In September 1990, Old Trafford hosted the England women’s national team in a European Championship qualifier against Norway, a match notable for the debut of current Lionesses’ head coach, Hege Riise in the opposition side. That game only attracted 465 spectators but 22 years later over 25,000 fans attended two Olympic soccer matches played at the ground and Old Trafford has been selected as the venue of the Opening Match of next summer’s UEFA Women’s Euro finals to be staged in England.

Unfortunately, like all of Manchester United’s home games this season, there will be no fans in attendance on Saturday. Their captain Katie Zelem empathized with their supporters, “I know it’s hard for the fans who want to be there supporting us. We want them to know that we know they’re still there and behind us every step of the way. We’re so grateful they have continued to support us in these difficult times”.

For all of Manchester United’s team, playing at Old Trafford will be a completely new experience. Zelem admits “it’s almost a dream come true for some people. We know it’s an amazing pitch. We went to have a look at it today. The main thing is the game, no matter what, the three points are hugely important. We need to grasp it with both hands. It’s not daunting”.

The one Manchester United player with experience of playing on the Old Trafford pitch will sadly miss the game. Tobin Heath is still recovering from an ankle injury she sustained in January but speaking to me last September she recalled “nerding out” when she went out onto pitch upon signing for the club. “It’s funny because I was actually at Old Trafford yesterday, and it was bringing back a lot of memories. It’s just such an iconic venue for any footballer. I had all the feels when going back there”.

Heath played twice at the ground during the London 2012 Olympics, a 1-0 win over North Korea and an epic 4-3 overtime semi-final victory over Canada, the last women’s soccer match to be played on the pitch. “Any footballer’s dream would be to play for Manchester United and to play at Old Trafford” she revealed to me. “The pitch just has this iconic feeling about it. It’s elevated like it’s almost a stage for the players, and I always enjoyed that you can kind of just slip right off the edges. Seeing the little nuances of it, you know, it’s just special to be there”.

For the team, the game will be more than a showpiece occasion. Top of the league for much of the season, three defeats in four matches have left Manchester United clinging on to third place.

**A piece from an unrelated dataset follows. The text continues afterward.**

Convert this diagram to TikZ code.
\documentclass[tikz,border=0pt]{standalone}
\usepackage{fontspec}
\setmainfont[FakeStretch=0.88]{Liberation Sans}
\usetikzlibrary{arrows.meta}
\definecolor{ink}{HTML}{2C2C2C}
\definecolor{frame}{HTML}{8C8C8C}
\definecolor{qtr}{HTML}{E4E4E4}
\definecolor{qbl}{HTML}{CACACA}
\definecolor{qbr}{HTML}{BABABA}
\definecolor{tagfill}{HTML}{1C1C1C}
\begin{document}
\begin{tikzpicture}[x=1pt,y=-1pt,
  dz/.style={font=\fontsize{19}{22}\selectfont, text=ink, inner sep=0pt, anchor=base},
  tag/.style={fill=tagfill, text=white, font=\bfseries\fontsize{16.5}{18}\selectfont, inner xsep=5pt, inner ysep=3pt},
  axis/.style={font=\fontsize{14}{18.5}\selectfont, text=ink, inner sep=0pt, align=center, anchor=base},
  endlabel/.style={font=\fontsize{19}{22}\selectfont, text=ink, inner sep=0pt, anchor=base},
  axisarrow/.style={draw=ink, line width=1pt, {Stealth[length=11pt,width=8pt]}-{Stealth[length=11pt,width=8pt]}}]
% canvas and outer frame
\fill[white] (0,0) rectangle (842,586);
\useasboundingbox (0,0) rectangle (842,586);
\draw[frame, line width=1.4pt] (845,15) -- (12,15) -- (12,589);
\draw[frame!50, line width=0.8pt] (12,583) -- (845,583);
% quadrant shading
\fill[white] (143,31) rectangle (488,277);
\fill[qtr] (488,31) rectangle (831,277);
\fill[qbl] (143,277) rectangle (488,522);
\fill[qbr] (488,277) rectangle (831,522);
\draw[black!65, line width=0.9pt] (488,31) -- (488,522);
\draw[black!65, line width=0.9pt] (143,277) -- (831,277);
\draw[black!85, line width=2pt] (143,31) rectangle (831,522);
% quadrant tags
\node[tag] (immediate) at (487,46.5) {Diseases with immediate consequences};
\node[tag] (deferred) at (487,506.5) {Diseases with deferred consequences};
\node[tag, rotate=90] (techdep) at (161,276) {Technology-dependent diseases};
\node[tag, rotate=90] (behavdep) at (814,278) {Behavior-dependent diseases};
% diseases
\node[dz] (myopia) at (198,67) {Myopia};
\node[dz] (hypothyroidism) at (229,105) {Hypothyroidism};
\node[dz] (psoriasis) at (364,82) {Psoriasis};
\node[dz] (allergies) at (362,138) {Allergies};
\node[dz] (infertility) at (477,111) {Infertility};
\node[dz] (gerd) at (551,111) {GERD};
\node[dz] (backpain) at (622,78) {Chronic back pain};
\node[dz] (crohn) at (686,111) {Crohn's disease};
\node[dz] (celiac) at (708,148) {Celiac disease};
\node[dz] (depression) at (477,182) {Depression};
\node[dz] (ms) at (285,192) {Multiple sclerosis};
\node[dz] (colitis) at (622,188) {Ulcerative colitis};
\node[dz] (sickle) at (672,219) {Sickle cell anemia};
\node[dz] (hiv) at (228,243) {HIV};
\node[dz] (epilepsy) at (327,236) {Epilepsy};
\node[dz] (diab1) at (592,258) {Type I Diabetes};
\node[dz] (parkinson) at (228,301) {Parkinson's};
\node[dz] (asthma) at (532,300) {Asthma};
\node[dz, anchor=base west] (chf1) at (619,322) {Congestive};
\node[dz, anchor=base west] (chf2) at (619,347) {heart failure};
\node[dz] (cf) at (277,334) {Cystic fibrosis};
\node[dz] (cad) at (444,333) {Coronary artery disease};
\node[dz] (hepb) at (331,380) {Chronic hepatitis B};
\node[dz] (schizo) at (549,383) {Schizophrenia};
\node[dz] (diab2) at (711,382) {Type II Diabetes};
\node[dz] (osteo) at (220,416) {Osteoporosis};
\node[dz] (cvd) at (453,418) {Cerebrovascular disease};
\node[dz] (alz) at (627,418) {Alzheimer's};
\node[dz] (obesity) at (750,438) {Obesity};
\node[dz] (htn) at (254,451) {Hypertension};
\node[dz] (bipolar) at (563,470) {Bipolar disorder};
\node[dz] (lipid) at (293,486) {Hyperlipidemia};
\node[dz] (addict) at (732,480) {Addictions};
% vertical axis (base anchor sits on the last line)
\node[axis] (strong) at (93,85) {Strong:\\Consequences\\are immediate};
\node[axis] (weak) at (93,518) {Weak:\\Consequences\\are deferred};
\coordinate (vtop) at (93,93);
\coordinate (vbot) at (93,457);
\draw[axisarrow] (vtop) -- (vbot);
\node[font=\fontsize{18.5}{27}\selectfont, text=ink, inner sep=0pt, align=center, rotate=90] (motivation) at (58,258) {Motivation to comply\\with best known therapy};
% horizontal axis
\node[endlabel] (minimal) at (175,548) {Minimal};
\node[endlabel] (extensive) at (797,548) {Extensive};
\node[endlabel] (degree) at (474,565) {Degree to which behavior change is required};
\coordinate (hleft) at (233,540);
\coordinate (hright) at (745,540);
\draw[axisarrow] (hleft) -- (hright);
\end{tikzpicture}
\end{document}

With Arsenal in hot pursuit of them for the last Champions League qualifying spot, nothing less than victory against West Ham will suffice for Manchester United something that manager Casey Stoney has underlined to her squad. “I told them I didn’t care we’re playing at Old Trafford. I care about how we’re going to perform, execute the game-plan and how we’re going to be better. That’s maybe a bit brutal but we cannot play the occasion. We have to make sure we’re on it”.

‎Stoney also voiced her frustration that the game will not be shown on television with the BBC already committed to broadcasting Saturday evening’s match between Manchester City and Reading and the club’s in-house channel, MUTV, currently limited to showing only three games per season. “The real shame is that we’re not allowed to broadcast it” believes Stoney. “I think we’ve missed a massive opportunity. We are so short-sighted in the women’s game. We’ve used our three picks for MUTV so can’t broadcast it. I’m really disappointed nobody has picked it up”.